Inaction provides benefits unique to its emptiness.  It clears the mind from stress and bias.  Better to spend the day analyzing objective data and coming to your own conclusions than to be emotionally driven to action by business news, opinion-filled business websites, or left or right wing blogs.

Inaction affords insight as you sit on the porch with a friend or family member discussing the matters of Main Street.  These insights may be more valuable than those you might get being forever mired in the matters of Wall Street.

It’s the pause that refreshes.  It allows room for gathering perspective.

Inaction offers the time to get all the tools laid out on the workbench, so when a real asymmetry (or a “special day”) arrives, action can be taken decisively.

Admittedly, there is a fine line between conscious inaction, paralysis, and laziness.  In this regard inaction can be a gateway drug.  But used judiciously it can mean the difference between being a successful long-term investor and a flash in the pan.  – LL

Image

You’ve Got the Teeth of a Hydra Upon You

I’m not known as a technical analyst (although I play one on TV).  Yet, today’s blog post is a technically-oriented look at the three-headed Hydra that emerged during today’s trading.
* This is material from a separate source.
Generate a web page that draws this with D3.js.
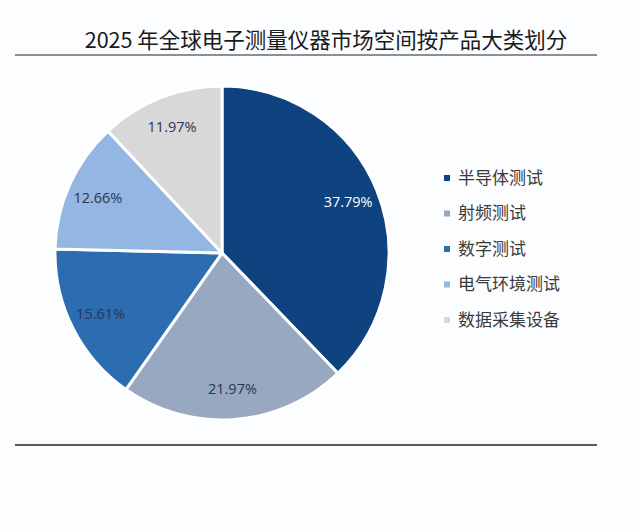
<!DOCTYPE html>
<html><head><meta charset="utf-8">
<script src="https://cdn.jsdelivr.net/npm/d3@7/dist/d3.min.js"></script>
<style>body{margin:0;background:#fcfdfe;}svg{display:block;}</style>
</head><body>
<svg id="c" width="640" height="532"></svg>
<script>
const title = "2025 年全球电子测量仪器市场空间按产品大类划分";
const categories = ["半导体测试","射频测试","数字测试","电气环境测试","数据采集设备"];
const values = [37.79, 21.97, 15.61, 12.66, 11.97];
const colors = ["#0f4380","#97a8c0","#2c6cb1","#93b6e3","#d8d8d8"];
const labelColors = ["#ffffff","#2a3550","#2a3550","#2a3550","#2a3550"];

const svg = d3.select("#c");
const font = "'Noto Sans CJK SC','Noto Sans',sans-serif";

svg.append("text").attr("x",326).attr("y",48).attr("text-anchor","middle")
  .attr("font-family",font).attr("font-size",21.5).attr("fill","#1a1a1a").text(title);
svg.append("line").attr("x1",15).attr("x2",597).attr("y1",55).attr("y2",55).attr("stroke","#222").attr("stroke-width",1.2);
svg.append("line").attr("x1",15).attr("x2",597).attr("y1",445).attr("y2",445).attr("stroke","#222").attr("stroke-width",1.5);

const cx = 222, cy = 253, r = 167;
const data = categories.map((c,i)=>({cat:c, v:values[i], i}));
const pie = d3.pie().value(d=>d.v).sort(null);
const arc = d3.arc().innerRadius(0).outerRadius(r);
const labelArc = d3.arc().innerRadius(136).outerRadius(136);
const color = d3.scaleOrdinal().domain(categories).range(colors);

const g = svg.append("g").attr("transform",`translate(${cx},${cy})`);
const arcs = pie(data);
g.selectAll("path").data(arcs).join("path")
  .attr("d",arc).attr("fill",d=>color(d.data.cat))
  .attr("stroke","#ffffff").attr("stroke-width",3).attr("stroke-linejoin","round");
g.selectAll("text").data(arcs).join("text")
  .attr("transform",d=>`translate(${labelArc.centroid(d)})`)
  .attr("text-anchor","middle").attr("dy","0.35em")
  .attr("font-family","'Open Sans','Noto Sans',sans-serif").attr("font-size",14.5)
  .attr("fill",d=>labelColors[d.data.i])
  .text(d=>d3.format(".2f")(d.data.v)+"%");

const y = d3.scalePoint().domain(categories).range([178,320]);
const lg = svg.append("g");
lg.selectAll("rect").data(categories).join("rect")
  .attr("x",444).attr("y",d=>y(d)-3).attr("width",6).attr("height",6)
  .attr("fill",d=>color(d));
lg.selectAll("text").data(categories).join("text")
  .attr("x",458).attr("y",d=>y(d)).attr("dy","0.35em")
  .attr("font-family",font).attr("font-size",17).attr("fill","#3a3a3a")
  .text(d=>d);
</script>
</body></html>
Head #1:  At nearly the precise moment when the yield on the 10-year Treasury matched the dividend yield of the S&P 500, the market began an accelerated decline.  Due to the volume and speed with which the decline occurred, one can probably attribute it to our friend the robot.  If this relationship persists, it could spell a bearish omen for stocks.

Head #2:  Today we witnessed the dreaded Bearish Engulfing Outside Reversal.  Put simply, the BEOR occurs when today’s high and today’s low exceed the highs and lows of yesterday’s trading.  If you’re charting in candlesticks, today’s candlestick has a higher top and a lower bottom than did yesterday’s.  Often, this portends a reversal in the direction of the market.
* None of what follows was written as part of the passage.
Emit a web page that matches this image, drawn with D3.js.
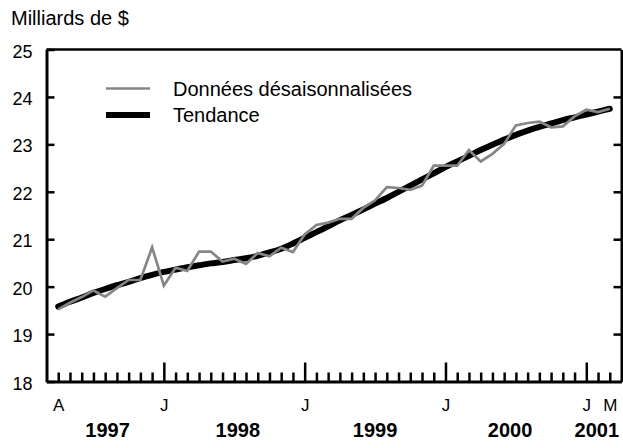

Head #3:  From Doug Kass…  The last two times the S&P 500 hit an all-time high and closed more than 1% from that high were 10/11/07 and 3/24/00.  Things got a little interesting after each of those dates.  Today the high was achieved at 10:29 a.m. with the S&P touching 1687.18.  By the close, the S&P had settled at 1655.34 — a decline of nearly 1.9%.

Taken individually, each of these Hydra Heads could be nothing more than interesting data points.  But when all three occur on the same day, my antenna goes up.
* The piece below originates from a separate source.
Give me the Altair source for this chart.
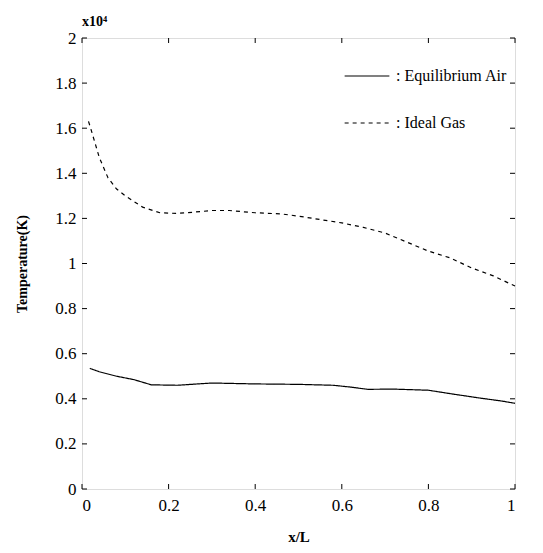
import altair as alt
import pandas as pd

series = ["Equilibrium Air", "Ideal Gas"]

x_eq = [0.018, 0.04, 0.08, 0.12, 0.16, 0.22, 0.30, 0.40, 0.50, 0.58, 0.62, 0.66, 0.72, 0.80, 0.86, 0.92, 0.97, 1.0]
t_eq = [0.535, 0.52, 0.50, 0.485, 0.462, 0.46, 0.47, 0.466, 0.464, 0.46, 0.452, 0.442, 0.443, 0.438, 0.42, 0.403, 0.39, 0.38]

x_ig = [0.015, 0.02, 0.04, 0.06, 0.08, 0.10, 0.14, 0.18, 0.22, 0.26, 0.30, 0.34, 0.40, 0.46, 0.50, 0.55, 0.60, 0.65, 0.70, 0.75, 0.80, 0.85, 0.90, 0.95, 1.0]
t_ig = [1.63, 1.60, 1.47, 1.38, 1.33, 1.30, 1.25, 1.225, 1.222, 1.228, 1.235, 1.235, 1.225, 1.22, 1.21, 1.195, 1.18, 1.16, 1.135, 1.095, 1.055, 1.025, 0.98, 0.945, 0.90]

x_ticks = [0, 0.2, 0.4, 0.6, 0.8, 1.0]
y_ticks = [0, 0.2, 0.4, 0.6, 0.8, 1.0, 1.2, 1.4, 1.6, 1.8, 2.0]

W, H = 433, 451
FONT = "Liberation Serif"

df = pd.DataFrame(
    [{"x": a, "T": b, "series": series[0]} for a, b in zip(x_eq, t_eq)]
    + [{"x": a, "T": b, "series": series[1]} for a, b in zip(x_ig, t_ig)]
)
dfx = pd.DataFrame({"x": x_ticks})
dfy = pd.DataFrame({"T": y_ticks})

xs = alt.Scale(domain=[0, 1], nice=False)
ys = alt.Scale(domain=[0, 2], nice=False)

xaxis = alt.Axis(
    title="x/L", values=x_ticks, format=".1~f", ticks=False, grid=False, domain=False,
    labelFont=FONT, labelFontSize=17, labelColor="black", labelPadding=8,
    titleFont=FONT, titleFontSize=15, titleFontWeight="bold", titleColor="black", titlePadding=16)
yaxis = alt.Axis(
    title="Temperature(K)", values=y_ticks, format=".1~f", ticks=False, grid=False, domain=False,
    labelFont=FONT, labelFontSize=17, labelColor="black", labelPadding=6,
    titleFont=FONT, titleFontSize=14, titleFontWeight="bold", titleColor="black", titlePadding=25)

lines = alt.Chart(df).mark_line(color="black", strokeWidth=1.2).encode(
    x=alt.X("x:Q", scale=xs, axis=xaxis),
    y=alt.Y("T:Q", scale=ys, axis=yaxis),
    strokeDash=alt.StrokeDash("series:N", scale=alt.Scale(domain=series, range=[[1, 0], [4, 4]]),
        legend=alt.Legend(orient="none", legendX=262, legendY=15, title=None,
                          symbolType="stroke", symbolStrokeColor="black", symbolStrokeWidth=1.2,
                          symbolSize=2000, labelExpr="': ' + datum.label",
                          labelFont=FONT, labelFontSize=16, labelColor="black",
                          rowPadding=16, labelOffset=6)),
)

def rules_x(y0, y1):
    return alt.Chart(dfx).mark_rule(color="black", strokeWidth=1).encode(
        x=alt.X("x:Q", scale=xs, axis=xaxis), y=alt.value(y0), y2=alt.value(y1))

def rules_y(x0, x1):
    return alt.Chart(dfy).mark_rule(color="black", strokeWidth=1).encode(
        y=alt.Y("T:Q", scale=ys, axis=yaxis), x=alt.value(x0), x2=alt.value(x1))

chart = alt.layer(
    lines,
    rules_x(H, H - 5), rules_x(0, 5),
    rules_y(0, 5), rules_y(W - 5, W),
).properties(
    width=W, height=H,
    title=alt.TitleParams("x10\u2074", anchor="start", frame="group", font=FONT,
                          fontSize=14, fontWeight="bold", color="black", offset=0),
    autosize=alt.AutoSizeParams(type="none"),
    padding={"left": 74, "top": 30, "right": 20, "bottom": 56},
).configure_view(stroke="black", strokeWidth=1.2).configure(background="white")

chart.save("out.html", embed_options={"renderer": "svg", "actions": False})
As for why this happened, I can try to glean causation out of correlation.  The market seemed to move in concert with the prevailing winds of the Federal Reserve’s signalling the tapering of POMO or not.

It now looks like we’re in a taper-on/taper-off market.

The robots are going to be quite busy.

Get it on, bang a gong.  – LL

Image

The Mouse That Roared

By now, most everyone is familiar with the weekend bail-in of the Cyprus banks.  Cyprus…  that little mouse of an island with about 1 million citizens.

From Goldman Sachs, here is a bullet-point summary of the action:

  • Over the weekend, Cyprus and Troika agreed on a rescue package with the following key points:
  • €10 billion total rescue package.
  • A tax on deposits, expected to yield €5.8 billion, which has the following characteristics:
    • 6.7% tax on deposit amounts < €100, 000.
    • 9.9% tax on deposit amounts > €100, 000.
    • Deposit amounts are recorded as of Friday close (March 15) and apply to all deposits in Cypriot Banks in Cyprus (across currencies, type of customer account). They do not apply to customer deposits of Cypriot banks held outside of Cyprus (the two large Cypriot banks both have a presence in the UK, for example).
    • Cypriot bank operations in Greece will be taken over by Greek banks, at no cost to the Greek tax payer. This is important as the large Cypriot banks operate a substantial portion of group assets in Greece.
    • In exchange for the tax, the impacted depositors will be granted shares in the Cypriot banks.
  • Tax changes, where (1) the corporate tax rises to 12.5% from 10% and the income from deposits to be taxed at 20-25%.
  • Bail-in of junior debt is expected to take place, however overall impact is limited by a low balance of outstanding securities.
  • Commitment to downsize local banking sector towards EU average size (in relation to GDP) by 2018.
  • A privatization program which is expected to contribute €1.4 billion.
  • Russia will participate, but to a small extent (exact amount / type unclear).

As a result of these actions, even deposits falling below the deposit insurance maximum will be taking a haircut.  ATM’s in Cyprus are empty and the banks are on holiday until Thursday at the earliest.

General reaction in the media has run the gamut from moral indignation to righteous rage.

  • How can government force savers to disgorge a large chunk of their savings?
  • What do you have left when the rule of law can be overturned by edict?
  • What are the implications for property rights of the individual?
  • How can we accept this financial repression of middle and lower class savers?

Feel sorry for the Cypriots.

Except the above questions were not intended to apply only to Cyprus.  They should have been asked years ago when the US Federal Reserve decided to hold interest rates at zero.

Zero nominal rates means negative real rates; forcing savers to disgorge their savings to inflation.  Artificially forcing interest rates to zero is an edict by an unelected central bank.  Hardly the rule of law.  And what are the implications for property rights when inflation backhandedly chips away at your property’s value? Finally, here, in the good-ol’ US it is the lower and middle class saver that is being financially repressed by being paid nothing on their savings.  Think of the retiree trying to make his savings last for the rest of his life.

I somehow missed the moral indignation and righteous rage when these policies were implemented on our shores.

I guess if you implement financial repression quietly and over time, few people notice or care.  Yet, if you overtly and immediately bring about the repression, you make global headlines and become the target of global derision.

So Cyprus is the mouse that roared.

Pay no attention to the whispering gorilla.